Meatless Monday Tuscan Lentil Artichoke Soup
What you’ll need:
- 1 large yellow onion
- 3 garlic cloves
- 1 15-ounce can quartered artichoke hearts
- ½ bunch Tuscan kale
- 2 tablespoons olive oil
- 1 tablespoon dried oregano
- 1 tablespoon dried basil
- 1 cup dried red lentils
- 2 cups water
- 1 bay leaf
- ¼ teaspoon red pepper flakes
- 1 teaspoon kosher salt
- 2 28-ounce cans fire roasted whole tomatoes
- Shaved Parmesan cheese (optional), for garnish
- Dice the onion. Mince the garlic. Drain the artichoke hearts, and chop them into bite sized pieces. Wash and thinly slice the kale into ribbons.
- In a large soup pot, heat the olive oil over medium heat and saute the onion for 5 minutes, until translucent. Add the minced garlic, dried oregano, and dried basil. Saute for another minute.
- Add the red lentils, water, red pepper flakes,kosher salt, and 1 bay leaf and bring to a boil.

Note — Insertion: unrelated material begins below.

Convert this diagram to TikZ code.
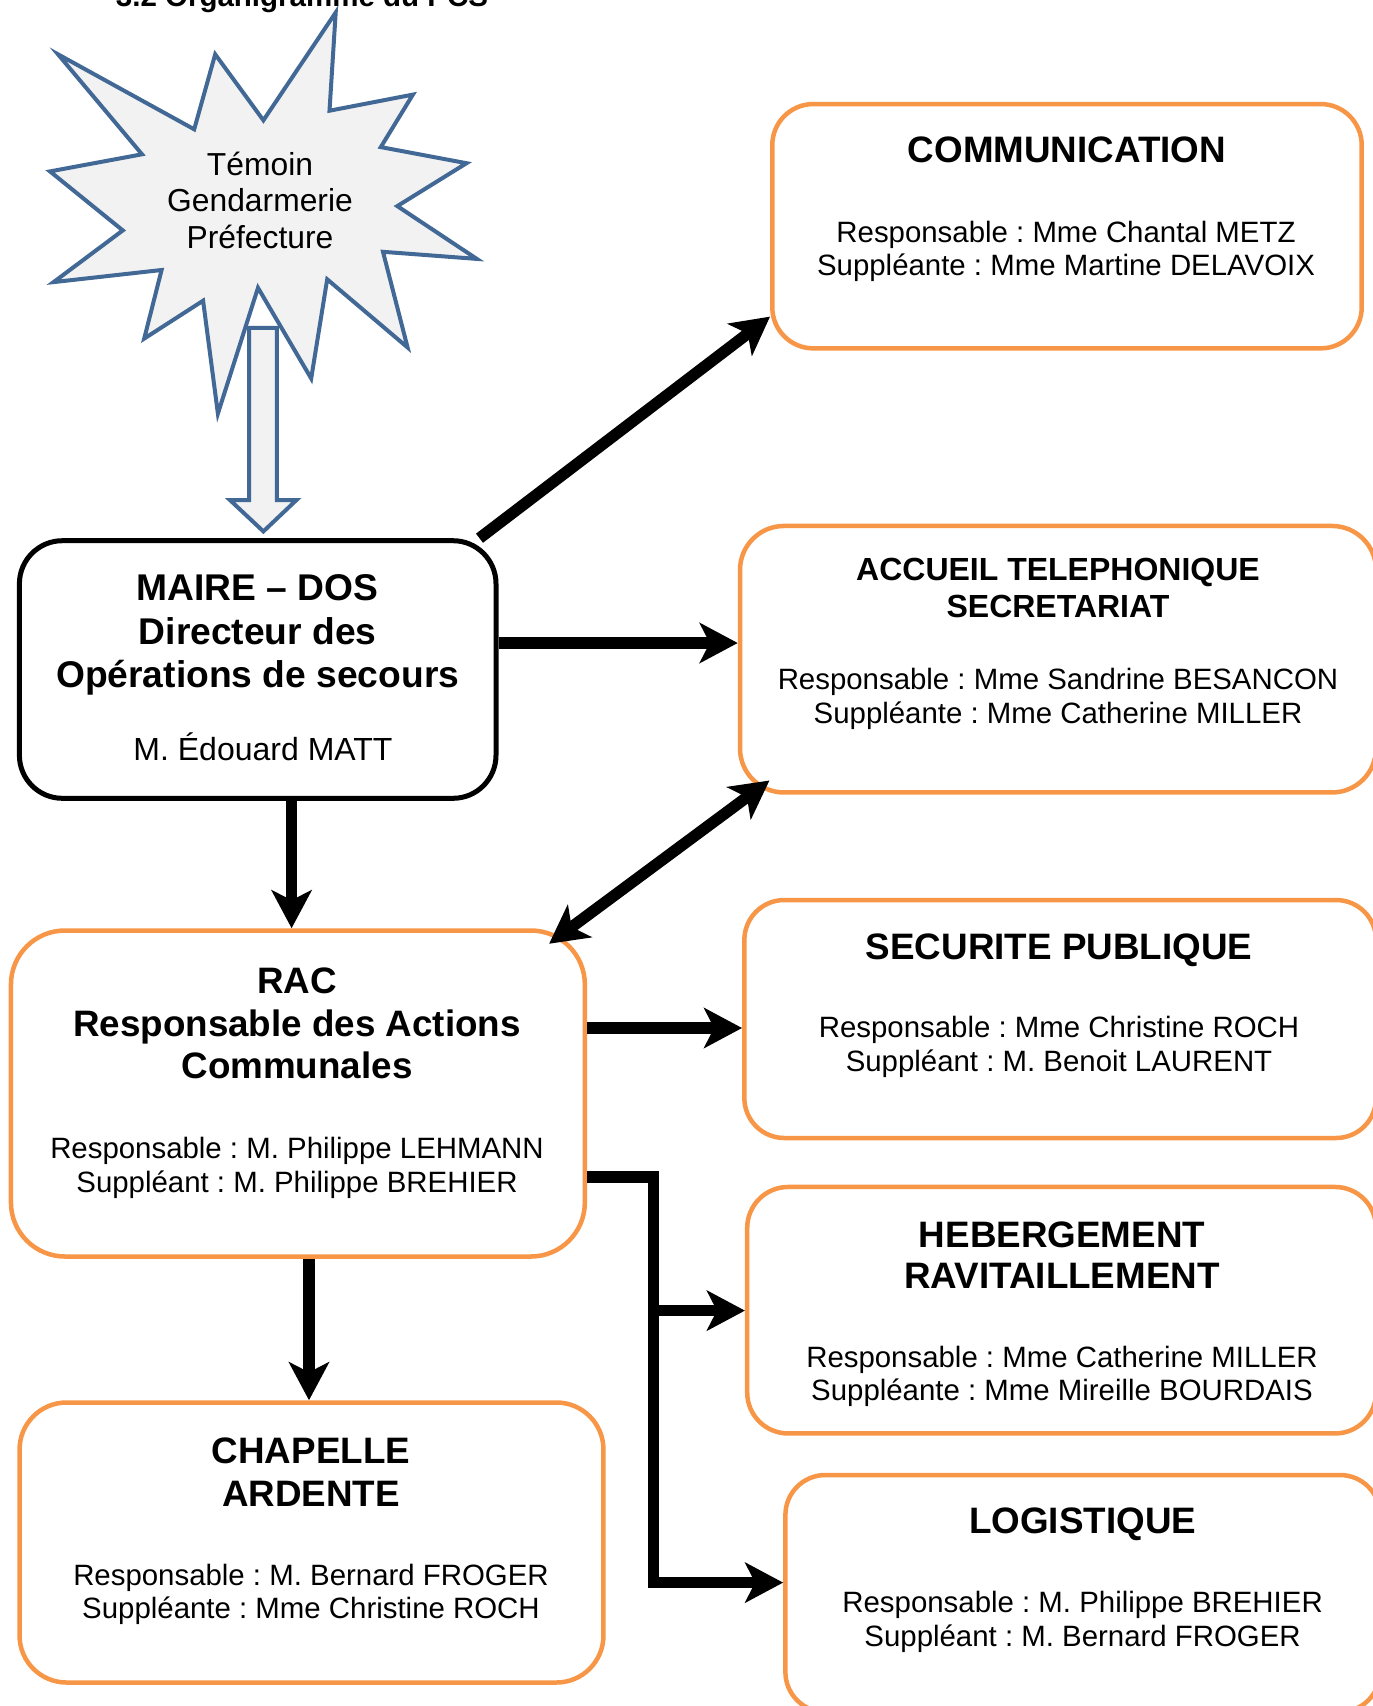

- Once boiling, reduce to a simmer and add the kale, artichokes, and the liquid from the whole tomatoes. Then chop the whole tomatoes into bite sized pieces, and add them to the pot.
- Simmer for 20 minutes, until the lentils are tender. Be careful not to overcook the lentils, or they will become too soft.
- Taste, and additional kosher salt as necessary. Serve with a drizzle of olive oil and shaved Parmesan cheese.